Recorded information:
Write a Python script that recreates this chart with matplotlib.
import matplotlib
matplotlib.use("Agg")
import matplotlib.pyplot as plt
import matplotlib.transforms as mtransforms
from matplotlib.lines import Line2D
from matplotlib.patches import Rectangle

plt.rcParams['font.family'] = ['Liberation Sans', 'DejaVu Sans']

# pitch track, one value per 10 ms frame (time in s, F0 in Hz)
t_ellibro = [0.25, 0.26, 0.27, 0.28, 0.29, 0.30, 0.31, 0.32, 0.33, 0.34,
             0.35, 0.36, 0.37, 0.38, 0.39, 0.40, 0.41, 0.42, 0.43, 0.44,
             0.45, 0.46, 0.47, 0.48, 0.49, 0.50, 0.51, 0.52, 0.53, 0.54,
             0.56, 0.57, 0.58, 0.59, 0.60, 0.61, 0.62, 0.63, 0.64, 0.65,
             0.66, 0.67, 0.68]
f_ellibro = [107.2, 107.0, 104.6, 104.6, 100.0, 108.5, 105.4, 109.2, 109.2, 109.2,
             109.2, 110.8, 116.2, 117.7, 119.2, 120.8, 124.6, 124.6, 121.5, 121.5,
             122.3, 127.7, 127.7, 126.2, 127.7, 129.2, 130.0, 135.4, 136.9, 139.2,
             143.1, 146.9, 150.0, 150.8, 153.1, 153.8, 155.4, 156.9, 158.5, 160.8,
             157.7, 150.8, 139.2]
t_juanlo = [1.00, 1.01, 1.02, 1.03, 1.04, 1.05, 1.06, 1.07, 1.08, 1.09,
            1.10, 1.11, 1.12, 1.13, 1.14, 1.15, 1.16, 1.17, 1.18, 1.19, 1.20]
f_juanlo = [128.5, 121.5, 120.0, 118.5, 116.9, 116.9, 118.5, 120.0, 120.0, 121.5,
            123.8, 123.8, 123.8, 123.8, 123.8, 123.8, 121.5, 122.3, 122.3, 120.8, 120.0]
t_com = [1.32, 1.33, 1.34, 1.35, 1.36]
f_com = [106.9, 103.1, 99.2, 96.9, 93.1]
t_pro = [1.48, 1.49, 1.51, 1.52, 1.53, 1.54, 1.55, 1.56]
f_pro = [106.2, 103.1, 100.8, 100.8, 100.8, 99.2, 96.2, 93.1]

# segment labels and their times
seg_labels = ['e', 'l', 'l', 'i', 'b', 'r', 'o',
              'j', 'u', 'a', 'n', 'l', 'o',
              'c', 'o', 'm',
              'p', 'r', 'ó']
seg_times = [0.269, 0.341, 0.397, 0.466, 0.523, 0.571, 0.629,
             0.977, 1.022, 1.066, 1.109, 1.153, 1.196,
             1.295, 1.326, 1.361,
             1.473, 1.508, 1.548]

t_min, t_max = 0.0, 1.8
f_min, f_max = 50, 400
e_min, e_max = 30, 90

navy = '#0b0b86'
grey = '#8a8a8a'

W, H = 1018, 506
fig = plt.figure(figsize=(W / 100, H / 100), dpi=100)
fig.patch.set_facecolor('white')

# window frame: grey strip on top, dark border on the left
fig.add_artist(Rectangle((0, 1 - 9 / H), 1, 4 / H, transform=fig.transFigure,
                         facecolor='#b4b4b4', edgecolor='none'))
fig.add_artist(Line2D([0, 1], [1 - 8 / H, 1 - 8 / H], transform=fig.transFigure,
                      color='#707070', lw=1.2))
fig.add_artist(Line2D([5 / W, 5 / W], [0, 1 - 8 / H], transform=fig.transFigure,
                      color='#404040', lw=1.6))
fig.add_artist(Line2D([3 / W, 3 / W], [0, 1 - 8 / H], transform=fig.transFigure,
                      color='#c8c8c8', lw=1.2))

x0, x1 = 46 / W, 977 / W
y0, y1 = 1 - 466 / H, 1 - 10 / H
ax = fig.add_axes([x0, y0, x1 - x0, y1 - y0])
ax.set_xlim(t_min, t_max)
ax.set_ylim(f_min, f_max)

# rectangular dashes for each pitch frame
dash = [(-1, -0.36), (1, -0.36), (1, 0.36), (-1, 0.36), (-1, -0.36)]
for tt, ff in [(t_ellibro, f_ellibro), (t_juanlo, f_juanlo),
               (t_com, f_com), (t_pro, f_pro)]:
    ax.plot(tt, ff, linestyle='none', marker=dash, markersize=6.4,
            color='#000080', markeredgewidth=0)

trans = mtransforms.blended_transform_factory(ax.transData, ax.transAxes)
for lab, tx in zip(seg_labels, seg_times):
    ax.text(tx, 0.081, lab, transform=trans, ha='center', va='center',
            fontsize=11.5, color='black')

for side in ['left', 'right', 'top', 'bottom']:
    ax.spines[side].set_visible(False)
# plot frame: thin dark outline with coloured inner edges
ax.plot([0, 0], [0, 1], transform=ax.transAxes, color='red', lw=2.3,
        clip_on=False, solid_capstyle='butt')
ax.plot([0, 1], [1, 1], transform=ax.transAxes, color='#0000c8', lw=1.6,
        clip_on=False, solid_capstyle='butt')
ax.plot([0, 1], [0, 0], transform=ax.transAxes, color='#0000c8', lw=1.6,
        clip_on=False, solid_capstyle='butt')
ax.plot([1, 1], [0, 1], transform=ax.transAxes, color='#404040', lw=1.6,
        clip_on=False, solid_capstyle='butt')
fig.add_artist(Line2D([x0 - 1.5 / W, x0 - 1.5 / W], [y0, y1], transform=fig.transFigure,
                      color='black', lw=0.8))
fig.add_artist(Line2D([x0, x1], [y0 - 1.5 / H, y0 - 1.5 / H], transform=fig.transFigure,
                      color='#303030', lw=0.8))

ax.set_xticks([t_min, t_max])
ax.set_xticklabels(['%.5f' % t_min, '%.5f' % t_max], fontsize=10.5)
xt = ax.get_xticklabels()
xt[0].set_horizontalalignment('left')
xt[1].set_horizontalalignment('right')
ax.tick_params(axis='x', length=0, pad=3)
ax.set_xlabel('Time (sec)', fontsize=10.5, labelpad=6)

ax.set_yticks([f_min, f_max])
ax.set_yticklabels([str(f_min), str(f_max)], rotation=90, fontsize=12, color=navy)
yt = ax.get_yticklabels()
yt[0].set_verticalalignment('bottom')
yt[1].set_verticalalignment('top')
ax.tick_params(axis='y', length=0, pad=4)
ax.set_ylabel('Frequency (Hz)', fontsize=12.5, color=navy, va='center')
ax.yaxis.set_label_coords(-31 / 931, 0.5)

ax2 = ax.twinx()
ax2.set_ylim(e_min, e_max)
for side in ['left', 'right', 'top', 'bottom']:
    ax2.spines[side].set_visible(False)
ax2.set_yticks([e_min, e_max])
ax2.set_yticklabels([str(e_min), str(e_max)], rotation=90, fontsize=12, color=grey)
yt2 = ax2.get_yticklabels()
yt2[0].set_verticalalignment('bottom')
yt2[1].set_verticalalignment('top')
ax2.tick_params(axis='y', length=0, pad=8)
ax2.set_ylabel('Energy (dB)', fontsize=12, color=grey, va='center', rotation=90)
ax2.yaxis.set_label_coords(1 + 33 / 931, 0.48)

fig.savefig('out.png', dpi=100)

Task requirements:
Reproduce only the lines from the top of the material through the one bearing "plt.rcParams['font.family'] = ['Liberation", each exactly as it stands.

Expected output:
Write a Python script that recreates this chart with matplotlib.
import matplotlib
matplotlib.use("Agg")
import matplotlib.pyplot as plt
import matplotlib.transforms as mtransforms
from matplotlib.lines import Line2D
from matplotlib.patches import Rectangle

plt.rcParams['font.family'] = ['Liberation Sans', 'DejaVu Sans']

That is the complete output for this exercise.